A simple homemade grain free dog treat recipes, made with 3 ingredients for dogs with sensitivities to grains. A special treat any time of year for our furry sidekicks!
Making the Dough
- In a large bowl, combine the chickpea flour, puree pumpkin and peanut butter with your hand and knead it until it forms a dough ball. If the dough feels very sticky, keep adding chickpea flour 1 tablespoon at a time until the dough is smooth and not sticky. It should be the consistency of play-doh.
- Once the dough has come together, cover it in plastic wrap and keep it in the fridge for 1 hour. This will make the dough stiffer and easier to cut shapes out of.
- Once the dough has been chilled in the fridge for an hour, take it out of the fridge and plastic wrap.
- Line a cookie sheet or baking pan with parchment paper and set it close by.
- Sprinkle chickpea flour liberally on the the counter you are rolling out the dough on. Dust the rolling pin as well.
- Sprinkle a bit of chickpea flour on the dough and rub it gently on until there is a light coating on it, then roll out the dough to about 1/4 inch to 1/2 inch thickness.
(Note: If the dough is still sticky, it might stick to the counter – to address that, dust the dough frequently on both sides and flip it often while you are rolling it out)
- Use a cookie cutter and cut out shapes in the dough. Dip the cookie cutter in the chickpea flour to prevent the dough from sticking to it. If you don’t have a cookie cutter, you can cut them into squares or rectangles with a knife.
- Place the cut out shapes on the parchment paper with about 1/2 inch between each dog treat.
Baking & Drying it Out
- Pre-heat the oven to 350F (177C).
- Once the oven is at the right temperature, bake the cookies for 30 minutes.
- After 30 minutes has passed, turn off the oven but keep the trays in the oven for another 30 minutes. We are using indirect heat to dry out the dog treats so we don’t burn the bottoms.

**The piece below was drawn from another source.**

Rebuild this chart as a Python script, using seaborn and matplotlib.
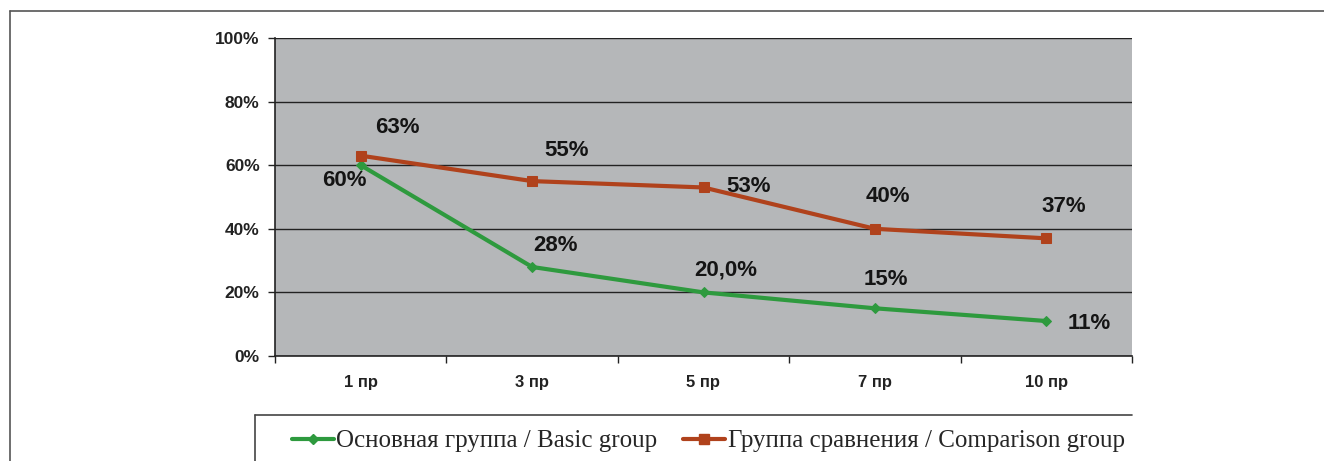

- Once they are done drying out in oven, let them cool in room temperature for at least 5 hours. They harden and dry out more if you leave them out for a few days. I like to usually leave them on a large plate for a few days before storing them in a metal container.
Storing the Treats
- These can stored in room temperature for 1-2 months, as long as there is good air flow to them. You don’t want to put them in the fridge or an air tight container, since it can create and trap moisture and cause them to go bad faster.
- The pumpkin puree should contain no sugar or spices in it. It should be 100% pumpkin puree on the ingredients label. We don’t want to use pumpkin pie filling.
- Make sure there is no sugar or salt in the peanut butter you are using for this. I like to use the natural peanut butters (the kind where the oil and the peanut butter separate). The ingredient label should but 100% peanuts, with no sugar, fillers or preservatives.